Systems employed in automation technology consist of a multiplicity of field devices such as, for example, sensors, controllers, filters, and drives. Should one of said field devices fail, a replacement device has to be used that operates with respect to the production process running on the system with the same operational characteristics as the original device. To insure that the new field device will display an appropriate operational behavior in the production process, said device must be suitably parameterized.
The replacement device is often not completely identical in design to the original device but of another type or from a different manufacturer. The parameters assigned to the original device cannot, therefore, simply be loaded into the replacement device. The old device parameters must therefore be transformed into new parameters for the replacement device by means of, for example, an engineering tool. That requires the old device parameters still to be accessible at the time the devices are changed over.
One possibility for acquiring the field device parameters is to use special software, tailored to the respective field device, for reading out the parameters. It may, though, no longer be possible to read out the parameters when a device is defective.
The device parameters can alternatively be stored on a central data server in order also to make the parameters accessible outside the device's own hardware. The centrally stored parameter assignment will not, though, necessarily tally with the parameter assignment stored on the field device. On-site changes are often made to a field device's settings by, for example, a service technician while it is operating. Said changes are difficult to detect locally and will then have to be reloaded back to the stored parameter assignment via other, additional communication paths.
What also correspond to the prior art are standardized device description languages that for a device class define which cross-vendor parameters describe a device. An example of this is the Electronic Device Description Language (EDDL). Said device description languages are, though, often supplemented by vendor-specific parameters for optimizations, for example, that cannot be transferred to another vendor when devices are changed over. Devices that implement the cross-vendor standard or an unsuitable version number cannot be registered.

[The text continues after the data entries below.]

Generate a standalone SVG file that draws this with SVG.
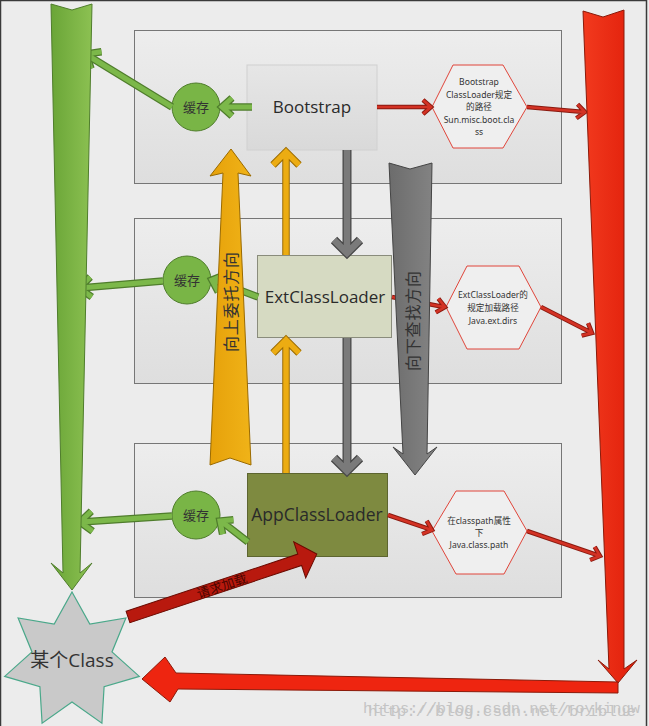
<svg xmlns="http://www.w3.org/2000/svg" xmlns:xlink="http://www.w3.org/1999/xlink" width="649" height="726" viewBox="0 0 649 726">
<style>
.panel{fill:url(#gPanel);stroke:#767676;stroke-width:1}
.lbl{font-family:"Open Sans","Noto Sans",sans-serif;fill:#2a2a2a;text-anchor:middle}
.hex{fill:#efefef;stroke:#e0453a;stroke-width:1}
.hx{font-family:"Noto Sans","Noto Sans CJK SC",sans-serif;font-size:8.6px;fill:#333;text-anchor:middle}
.cache{fill:#79b546;stroke:#4f7d2c;stroke-width:1}
.ct{font-family:"Noto Sans CJK SC",sans-serif;font-size:13px;fill:#333;text-anchor:middle}
.go{fill:none;stroke:#4f7d2c;stroke-width:7.5;stroke-linejoin:miter;stroke-linecap:butt}
.gi{fill:none;stroke:#7cb84a;stroke-width:5;stroke-linejoin:miter;stroke-linecap:butt}
.ro{fill:none;stroke:#8a1a10;stroke-width:4.5;stroke-linejoin:miter}
.ri{fill:none;stroke:#d33224;stroke-width:2.6;stroke-linejoin:miter}
.ao{fill:none;stroke:#484848;stroke-width:9;stroke-linejoin:miter}
.ai{fill:none;stroke:#7a7a7a;stroke-width:6.5;stroke-linejoin:miter}
.oo{fill:none;stroke:#9a6a00;stroke-width:7.5;stroke-linejoin:miter}
.oi{fill:none;stroke:#ecac12;stroke-width:5.5;stroke-linejoin:miter}
.vt{font-family:"Noto Sans CJK SC",sans-serif;font-size:16px;fill:#333;text-anchor:middle}
.wm{font-family:"Liberation Mono",monospace;font-size:15px;fill:#c4c4c4}
</style>
<defs>
<linearGradient id="gPanel" x1="0" y1="0" x2="0" y2="1"><stop offset="0" stop-color="#ededed"/><stop offset="1" stop-color="#dedede"/></linearGradient>
<linearGradient id="gBoot" x1="0" y1="0" x2="0" y2="1"><stop offset="0" stop-color="#e6e6e6"/><stop offset="1" stop-color="#d9d9d9"/></linearGradient>
<linearGradient id="gGreen" x1="0" y1="0" x2="1" y2="0"><stop offset="0" stop-color="#6aa537"/><stop offset="1" stop-color="#8cc152"/></linearGradient>
<linearGradient id="gRed" x1="0" y1="0" x2="1" y2="0"><stop offset="0" stop-color="#f23a1e"/><stop offset="1" stop-color="#e01e0a"/></linearGradient>
<linearGradient id="gGray" x1="0" y1="0" x2="1" y2="0"><stop offset="0" stop-color="#6c6c6c"/><stop offset="1" stop-color="#858585"/></linearGradient>
<linearGradient id="gOrange" x1="0" y1="0" x2="1" y2="0"><stop offset="0" stop-color="#e6a10a"/><stop offset="1" stop-color="#f0b318"/></linearGradient>
<path id="g1" d="M252,107 L223,107 M232,98 L222,107 L232,116"/>
<path id="g2" d="M172,107 L87,55 M101.5,51.8 L86,54 L91,68.8"/>
<path id="g3" d="M258,297 L213,280 M224.5,275.1 L212,280 L218.3,291.9"/>
<path id="g4" d="M163,281 L80,288 M90.2,277 L79,288 L91.8,297"/>
<path id="g5" d="M248,542 L221,521 M233.4,519.8 L220,521 L222.6,534.2"/>
<path id="g6" d="M172,516 L81,522 M91.3,511.2 L80,522 L92.6,531.2"/>
<path id="r1" d="M377,107 L430,107 M423,100 L431,107 L423,114"/>
<path id="r2" d="M527,107 L584,112 M576.4,118.3 L585,112 L577.6,104.3"/>
<path id="r3" d="M392,297 L444,307 M435.8,312.4 L445,307 L438.4,298.6"/>
<path id="r4" d="M541,307 L591,332.5 M581.7,335.6 L592,333 L588.1,323.2"/>
<path id="r5" d="M388,515 L431,529.7 M422.1,534 L432,530 L426.7,520.8"/>
<path id="r6" d="M527,531 L599,555.7 M590.1,560 L600,556 L594.7,546.8"/>
<path id="a1" d="M347,150 L347,253 M334,240 L347,253 L360,240"/>
<path id="a2" d="M347,338 L347,471 M334,458 L347,471 L360,458"/>
<path id="o1" d="M286,255 L286,152 M273,165 L286,152 L299,165"/>
<path id="o2" d="M286,473 L286,340 M273,353 L286,340 L299,353"/>
</defs>

<rect x="0" y="0" width="649" height="726" fill="#ececec"/>
<rect x="0.5" y="0.5" width="646" height="727" fill="none" stroke="#3a3a3a" stroke-width="1.5"/>

<g id="panel-bootstrap"><rect class="panel" x="134.5" y="30.5" width="427" height="153"/></g>
<g id="panel-ext"><rect class="panel" x="134.5" y="218.5" width="427" height="165"/></g>
<g id="panel-app"><rect class="panel" x="134.5" y="443.5" width="427" height="154"/></g>

<g id="bootstrap">
<rect x="247" y="65" width="130" height="85" fill="url(#gBoot)" stroke="#d0d0d0" stroke-width="1"/>
<text class="lbl" x="312" y="113" font-size="17">Bootstrap</text>
</g>
<g id="extclassloader">
<rect x="257.5" y="255.5" width="134" height="82" fill="#d6dac2" stroke="#8a8c7c" stroke-width="1"/>
<text class="lbl" x="325" y="303" font-size="17">ExtClassLoader</text>
</g>
<g id="appclassloader">
<rect x="247.5" y="473.5" width="140" height="83" fill="#7e8a40" stroke="#5d6530" stroke-width="1"/>
<text class="lbl" x="317" y="521" font-size="17.5" fill="#151515">AppClassLoader</text>
</g>

<g id="hex-bootstrap">
<polygon class="hex" points="432,107 453,65 503,65 527,107 503,148 453,148"/>
<text class="hx" x="479" y="85">Bootstrap</text>
<text class="hx" x="479" y="98">ClassLoader规定</text>
<text class="hx" x="479" y="110">的路径</text>
<text class="hx" x="479" y="123">Sun.misc.boot.cla</text>
<text class="hx" x="479" y="135">ss</text>
</g>
<g id="hex-ext">
<polygon class="hex" points="446,307 467,266 519,266 541,307 519,349 467,349"/>
<text class="hx" x="493" y="298">ExtClassLoader的</text>
<text class="hx" x="493" y="311">规定加载路径</text>
<text class="hx" x="493" y="324">Java.ext.dirs</text>
</g>
<g id="hex-app">
<polygon class="hex" points="432,531 456,491 504,491 527,531 504,574 456,574"/>
<text class="hx" x="479" y="524">在classpath属性</text>
<text class="hx" x="479" y="536">下</text>
<text class="hx" x="479" y="548">Java.class.path</text>
</g>

<g id="cache-bootstrap"><circle class="cache" cx="196" cy="107" r="24"/><text class="ct" x="196" y="112">缓存</text></g>
<g id="cache-ext"><circle class="cache" cx="187" cy="280" r="24"/><text class="ct" x="187" y="285">缓存</text></g>
<g id="cache-app"><circle class="cache" cx="196" cy="515" r="24"/><text class="ct" x="196" y="520">缓存</text></g>

<g id="some-class">
<polygon points="72,592 89.8,624.1 125.9,618 112,651.9 139.3,676.4 104.1,686.6 101.9,723.2 72,702 42.1,723.2 39.9,686.6 4.7,676.4 32,651.9 18.1,618 54.2,624.1" fill="#c9c9c9" stroke="#4aa88a" stroke-width="1.2"/>
<text x="72" y="667" font-family="'Open Sans','Noto Sans CJK SC',sans-serif" font-size="19" fill="#333" text-anchor="middle">某个Class</text>
</g>

<g id="connectors">
<use xlink:href="#g1" class="go"/><use xlink:href="#g1" class="gi"/>
<use xlink:href="#g2" class="go"/><use xlink:href="#g2" class="gi"/>
<use xlink:href="#g3" class="go"/><use xlink:href="#g3" class="gi"/>
<use xlink:href="#g4" class="go"/><use xlink:href="#g4" class="gi"/>
<use xlink:href="#g5" class="go"/><use xlink:href="#g5" class="gi"/>
<use xlink:href="#g6" class="go"/><use xlink:href="#g6" class="gi"/>
<use xlink:href="#r1" class="ro"/><use xlink:href="#r1" class="ri"/>
<use xlink:href="#r2" class="ro"/><use xlink:href="#r2" class="ri"/>
<use xlink:href="#r3" class="ro"/><use xlink:href="#r3" class="ri"/>
<use xlink:href="#r4" class="ro"/><use xlink:href="#r4" class="ri"/>
<use xlink:href="#r5" class="ro"/><use xlink:href="#r5" class="ri"/>
<use xlink:href="#r6" class="ro"/><use xlink:href="#r6" class="ri"/>
<use xlink:href="#a1" class="ao"/><use xlink:href="#a1" class="ai"/>
<use xlink:href="#a2" class="ao"/><use xlink:href="#a2" class="ai"/>
<use xlink:href="#o1" class="oo"/><use xlink:href="#o1" class="oi"/>
<use xlink:href="#o2" class="oo"/><use xlink:href="#o2" class="oi"/>

<polygon points="51,4 72,10 92,4 80,573 92,563 72,590 51,563 63,573" fill="url(#gGreen)" stroke="#4f7d2c" stroke-width="1"/>
<polygon points="583,11 603,17 624,10 624,669 637,660 618,683 598,660 609,669" fill="url(#gRed)" stroke="#8a1a0a" stroke-width="1"/>
<polygon points="618,682 176,673 165,657 142,679 170,702 178,689 618,693" fill="#ee2510" stroke="#8a1a0a" stroke-width="1"/>

<polygon points="231,149 251,176 238,173 251,465 230,458 210,465 223,173 210,176" fill="url(#gOrange)" stroke="#9a6a00" stroke-width="1"/>
<text class="vt" transform="translate(231,302) rotate(-90)" dy="5.5" textLength="100" lengthAdjust="spacing">向上委托方向</text>

<polygon points="389,163 410,169 432,163 427,454 437,447 415,475 393,447 403,454" fill="url(#gGray)" stroke="#444" stroke-width="1"/>
<text class="vt" transform="translate(413,321) rotate(-90)" dy="5.5" textLength="100" lengthAdjust="spacing">向下查找方向</text>

<g transform="translate(128,617) rotate(-18.43)">
<polygon points="0,-6 181,-6 181,-19 199,0 181,19 181,6 0,6" fill="#b8190e" stroke="#6a0a00" stroke-width="1"/>
<text x="99" y="5" font-family="'Noto Sans CJK SC',sans-serif" font-size="13" fill="#4a0600" text-anchor="middle">请求加载</text>
</g>
</g>

<text class="wm" x="363" y="713" textLength="277" lengthAdjust="spacingAndGlyphs">https://blog.csdn.net/roykingw</text>
<text class="wm" x="368" y="716" textLength="268" lengthAdjust="spacingAndGlyphs">http://blog.csdn.net/briblue</text>
</svg>
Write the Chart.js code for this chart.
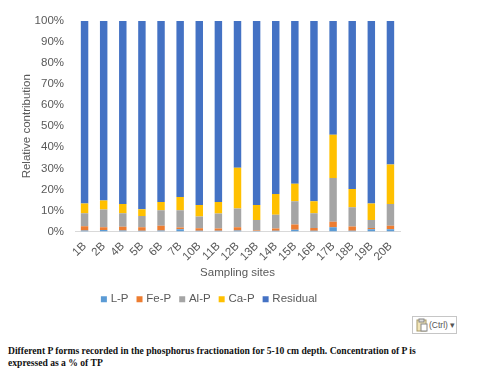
<!DOCTYPE html>
<html>
<head>
<meta charset="utf-8">
<script src="https://cdn.jsdelivr.net/npm/chart.js@4"></script>
<style>
  html, body { margin: 0; padding: 0; background: #fff; width: 483px; height: 368px; overflow: hidden; }
  #wrap { position: absolute; left: 0; top: 0; width: 422px; height: 315px; }
  #ctrl { position: absolute; left: 412px; top: 316px; width: 43px; height: 16px; border: 1px solid #c6c6c6;
    font: 8.5px "Liberation Sans", sans-serif; color: #555; line-height: 16px; white-space: nowrap; }
  #ctrl svg { position: absolute; left: 3px; top: 1px; }
  #ctrl span { position: absolute; left: 16px; top: 0; }
  #caption { position: absolute; left: 8px; top: 345px; width: 470px;
    font: bold 9.6px/11.5px "Liberation Serif", serif; color: #111; }
</style>
</head>
<body>
<div id="wrap"><canvas id="chart"></canvas></div>
<div id="ctrl">
  <svg width="12" height="14" viewBox="0 0 12 14"><rect x="1" y="2" width="9" height="11" fill="#f3e6b8" stroke="#a89a6a"/><rect x="3" y="1" width="5" height="3" fill="#ddd" stroke="#888"/><rect x="5" y="6" width="6" height="7" fill="#fff" stroke="#888"/></svg>
  <span>(Ctrl) ▾</span>
</div>
<div id="caption">Different P forms recorded in the phosphorus fractionation for 5-10 cm depth. Concentration of P is<br>expressed as a % of TP</div>
<script>
const sites = ["1B","2B","4B","5B","6B","7B","10B","11B","12B","13B","14B","15B","16B","17B","18B","19B","20B"];
const lP = [0.5,0.7,0.5,0.4,0.5,1.0,0.3,0.3,0.5,0.2,0.3,0.8,0.3,2.0,0.3,1.0,1.0];
const feP = [2.0,1.3,1.7,1.6,2.2,0.9,1.2,1.1,1.5,0.3,1.1,2.5,1.4,2.6,2.1,0.7,1.7];
const alP = [6.2,8.4,6.5,5.4,7.4,8.2,5.6,7.1,8.9,5.0,6.6,11.1,7.0,20.8,9.1,3.8,10.3];
const caP = [4.6,4.3,4.4,3.2,3.9,6.3,5.5,5.5,19.4,7.1,9.8,8.3,5.7,20.6,8.7,7.8,18.8];
const residual = [86.7,85.3,86.9,89.4,86.0,83.6,87.4,86.0,69.7,87.4,82.2,77.3,85.6,54.0,79.8,86.7,68.2];
const yTicks = ["0%","10%","20%","30%","40%","50%","60%","70%","80%","90%","100%"];

const textColor = "#595959";
const fontFamily = '"Liberation Sans", Arial, sans-serif';
const fontSize = 11.5;

const makeSet = (label, data, color) => ({
  label: label,
  data: data,
  backgroundColor: color,
  borderWidth: 0,
  barPercentage: 0.39,
  categoryPercentage: 1,
});

new Chart(document.getElementById("chart"), {
  type: "bar",
  data: {
    labels: sites,
    datasets: [
      makeSet("L-P", lP, "#5b9bd5"),
      makeSet("Fe-P", feP, "#ed7d31"),
      makeSet("Al-P", alP, "#a5a5a5"),
      makeSet("Ca-P", caP, "#ffc000"),
      makeSet("Residual", residual, "#4472c4"),
    ],
  },
  options: {
    responsive: true,
    maintainAspectRatio: false,
    animation: false,
    layout: { padding: { left: 20, right: 22, top: 21, bottom: 0 } },
    plugins: {
      tooltip: { enabled: false },
      legend: {
        position: "bottom",
        labels: {
          usePointStyle: true,
          pointStyle: "rect",
          boxWidth: 2,
          boxHeight: 6,
          padding: 10,
          color: textColor,
          font: { family: fontFamily, size: fontSize },
        },
      },
    },
    scales: {
      x: {
        stacked: true,
        grid: { display: false, drawTicks: false },
        border: { color: "#d9d9d9" },
        title: { display: true, text: "Sampling sites", color: textColor, font: { family: fontFamily, size: fontSize }, padding: { top: -6, bottom: 4 } },
        ticks: { color: textColor, font: { family: fontFamily, size: fontSize }, minRotation: 45, maxRotation: 45, padding: 8, autoSkip: false },
      },
      y: {
        stacked: true,
        min: 0,
        max: 100,
        grid: { display: false, drawTicks: false },
        border: { display: false },
        title: { display: true, text: "Relative contribution", color: textColor, font: { family: fontFamily, size: fontSize }, padding: { top: 0, bottom: 2 } },
        ticks: {
          stepSize: 10,
          color: textColor,
          font: { family: fontFamily, size: fontSize },
          padding: 11,
          callback: (value) => yTicks[value / 10],
        },
        afterFit: (scale) => { scale.width = 55; },
      },
    },
  },
});
</script>
</body>
</html>
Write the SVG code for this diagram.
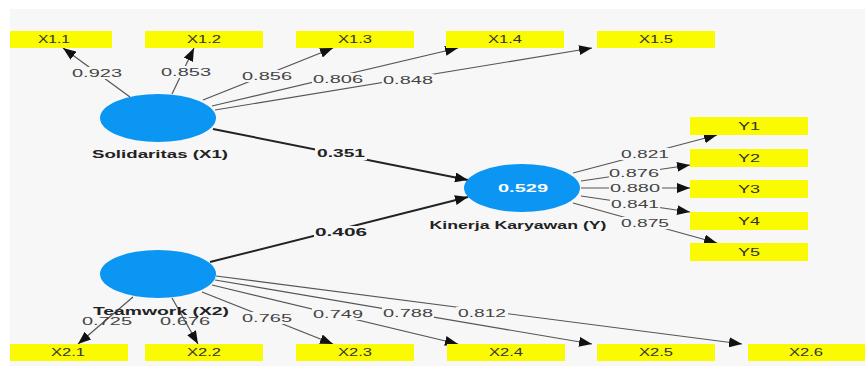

A further approach, known from the prior art, to resolving the problem is to store the parameters on a replaceable storage medium, for example an MMC. When the device is changed over, only the storage medium will then have to be inserted into the new module to make the parameters available again. That requires the replacement device to be identical in design and likewise to have an apparatus for reading out the storage medium. That and all other previously cited methods known from the prior art generally necessitate storing the device parameters on a medium. The medium has to be read-accessed for transferring the device parameters to a replacement device, with its being necessary to use the same standard during reading and writing of the data. If the original device and field device are from different vendors, a cross-vendor standard will be necessary for this.